Starting at the first line of the data, print each line verbatim up to and including the line bearing "0.55, 0.46, 0.39]", omitting pictures.
-- Start of Data shown --
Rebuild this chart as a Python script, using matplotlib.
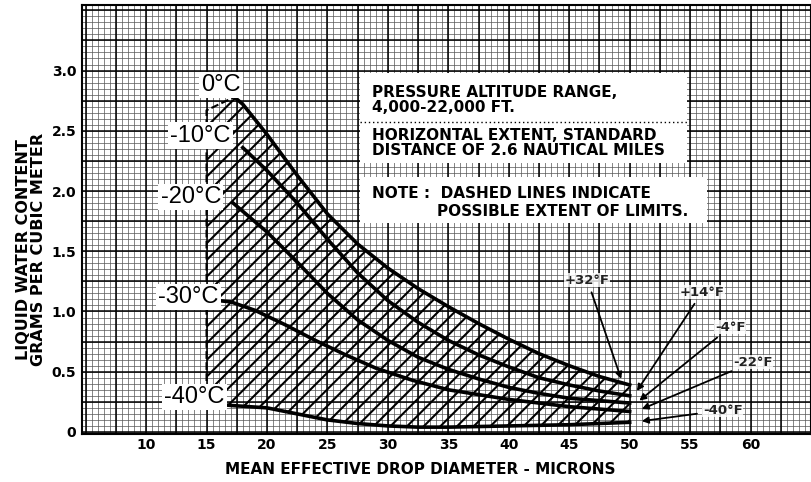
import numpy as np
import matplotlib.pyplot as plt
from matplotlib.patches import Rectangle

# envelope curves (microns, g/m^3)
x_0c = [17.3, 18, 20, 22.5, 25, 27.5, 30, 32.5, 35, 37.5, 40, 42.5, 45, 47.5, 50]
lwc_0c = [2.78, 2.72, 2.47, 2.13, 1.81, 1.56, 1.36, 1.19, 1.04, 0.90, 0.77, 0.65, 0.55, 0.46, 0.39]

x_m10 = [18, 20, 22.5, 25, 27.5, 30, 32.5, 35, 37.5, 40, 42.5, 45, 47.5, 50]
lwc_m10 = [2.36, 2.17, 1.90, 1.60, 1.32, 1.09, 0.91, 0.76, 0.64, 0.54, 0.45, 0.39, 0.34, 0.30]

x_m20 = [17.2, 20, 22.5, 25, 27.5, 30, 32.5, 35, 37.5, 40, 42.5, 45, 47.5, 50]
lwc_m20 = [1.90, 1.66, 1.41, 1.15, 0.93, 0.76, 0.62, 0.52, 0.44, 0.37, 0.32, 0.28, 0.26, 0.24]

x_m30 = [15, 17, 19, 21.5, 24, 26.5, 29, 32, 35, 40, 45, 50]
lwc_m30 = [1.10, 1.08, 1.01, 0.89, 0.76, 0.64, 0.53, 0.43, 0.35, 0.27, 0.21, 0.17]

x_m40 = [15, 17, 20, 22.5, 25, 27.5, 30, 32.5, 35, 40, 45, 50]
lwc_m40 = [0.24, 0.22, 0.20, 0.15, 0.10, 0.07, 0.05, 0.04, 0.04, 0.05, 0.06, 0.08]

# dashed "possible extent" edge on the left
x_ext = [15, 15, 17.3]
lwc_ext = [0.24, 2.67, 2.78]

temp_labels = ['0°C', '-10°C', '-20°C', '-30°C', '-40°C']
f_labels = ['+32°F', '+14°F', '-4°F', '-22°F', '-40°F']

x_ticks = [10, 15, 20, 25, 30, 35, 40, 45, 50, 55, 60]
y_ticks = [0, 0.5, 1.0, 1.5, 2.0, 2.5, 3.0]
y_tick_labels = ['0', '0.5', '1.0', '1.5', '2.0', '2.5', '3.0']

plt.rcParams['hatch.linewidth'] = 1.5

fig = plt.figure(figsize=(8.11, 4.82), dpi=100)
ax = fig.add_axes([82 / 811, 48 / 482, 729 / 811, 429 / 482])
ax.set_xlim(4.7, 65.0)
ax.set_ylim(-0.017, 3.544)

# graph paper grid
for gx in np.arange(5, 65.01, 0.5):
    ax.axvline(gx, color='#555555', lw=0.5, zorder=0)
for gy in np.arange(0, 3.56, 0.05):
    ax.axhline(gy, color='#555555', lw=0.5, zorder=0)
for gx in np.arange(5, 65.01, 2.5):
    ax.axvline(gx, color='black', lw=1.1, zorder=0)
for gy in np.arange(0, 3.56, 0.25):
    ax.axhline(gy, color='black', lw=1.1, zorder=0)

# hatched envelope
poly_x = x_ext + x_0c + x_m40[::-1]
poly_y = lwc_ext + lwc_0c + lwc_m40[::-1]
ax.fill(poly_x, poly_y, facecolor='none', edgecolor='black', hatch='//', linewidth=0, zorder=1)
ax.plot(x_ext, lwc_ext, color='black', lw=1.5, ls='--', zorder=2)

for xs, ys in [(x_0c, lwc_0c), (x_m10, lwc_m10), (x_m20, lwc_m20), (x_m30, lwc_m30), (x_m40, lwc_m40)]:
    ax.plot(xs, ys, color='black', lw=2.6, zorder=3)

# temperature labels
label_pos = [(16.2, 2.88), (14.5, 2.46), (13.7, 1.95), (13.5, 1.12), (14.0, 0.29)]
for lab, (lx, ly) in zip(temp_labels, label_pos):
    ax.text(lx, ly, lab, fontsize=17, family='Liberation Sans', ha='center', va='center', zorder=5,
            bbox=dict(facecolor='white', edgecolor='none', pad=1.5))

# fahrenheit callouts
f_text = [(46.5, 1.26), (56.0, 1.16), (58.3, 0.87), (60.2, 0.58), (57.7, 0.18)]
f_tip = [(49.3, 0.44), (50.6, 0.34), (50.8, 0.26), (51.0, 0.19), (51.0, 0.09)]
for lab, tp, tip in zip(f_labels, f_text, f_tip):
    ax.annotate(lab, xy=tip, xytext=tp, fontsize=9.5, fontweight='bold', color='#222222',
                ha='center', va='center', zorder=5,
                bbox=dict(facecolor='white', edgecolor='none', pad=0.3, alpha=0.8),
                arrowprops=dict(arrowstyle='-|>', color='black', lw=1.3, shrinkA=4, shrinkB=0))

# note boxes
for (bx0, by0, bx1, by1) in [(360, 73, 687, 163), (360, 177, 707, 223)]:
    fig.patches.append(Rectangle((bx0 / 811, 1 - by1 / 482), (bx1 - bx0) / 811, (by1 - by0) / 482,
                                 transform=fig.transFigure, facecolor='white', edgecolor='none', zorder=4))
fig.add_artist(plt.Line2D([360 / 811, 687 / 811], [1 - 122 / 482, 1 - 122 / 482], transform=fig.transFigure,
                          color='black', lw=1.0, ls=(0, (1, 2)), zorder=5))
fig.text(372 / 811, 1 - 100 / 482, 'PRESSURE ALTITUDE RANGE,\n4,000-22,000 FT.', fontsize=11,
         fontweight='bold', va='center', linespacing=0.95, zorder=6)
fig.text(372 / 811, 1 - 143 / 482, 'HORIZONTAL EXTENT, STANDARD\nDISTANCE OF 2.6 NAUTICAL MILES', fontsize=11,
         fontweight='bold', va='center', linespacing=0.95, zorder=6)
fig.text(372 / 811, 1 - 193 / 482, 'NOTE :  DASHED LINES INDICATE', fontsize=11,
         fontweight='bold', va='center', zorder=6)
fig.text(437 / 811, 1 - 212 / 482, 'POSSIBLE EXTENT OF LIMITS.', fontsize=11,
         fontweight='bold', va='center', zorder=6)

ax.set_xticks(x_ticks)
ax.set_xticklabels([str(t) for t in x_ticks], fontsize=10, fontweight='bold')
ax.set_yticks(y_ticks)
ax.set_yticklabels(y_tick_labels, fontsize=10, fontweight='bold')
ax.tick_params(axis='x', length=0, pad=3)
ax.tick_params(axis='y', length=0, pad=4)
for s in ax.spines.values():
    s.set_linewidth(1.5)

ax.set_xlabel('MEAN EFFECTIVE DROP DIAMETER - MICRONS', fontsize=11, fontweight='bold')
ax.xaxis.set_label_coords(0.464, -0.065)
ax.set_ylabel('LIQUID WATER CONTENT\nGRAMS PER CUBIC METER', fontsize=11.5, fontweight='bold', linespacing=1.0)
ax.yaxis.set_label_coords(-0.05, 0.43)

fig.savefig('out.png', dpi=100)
-- End of Data shown --
> **Complete response**:
Rebuild this chart as a Python script, using matplotlib.
import numpy as np
import matplotlib.pyplot as plt
from matplotlib.patches import Rectangle

# envelope curves (microns, g/m^3)
x_0c = [17.3, 18, 20, 22.5, 25, 27.5, 30, 32.5, 35, 37.5, 40, 42.5, 45, 47.5, 50]
lwc_0c = [2.78, 2.72, 2.47, 2.13, 1.81, 1.56, 1.36, 1.19, 1.04, 0.90, 0.77, 0.65, 0.55, 0.46, 0.39]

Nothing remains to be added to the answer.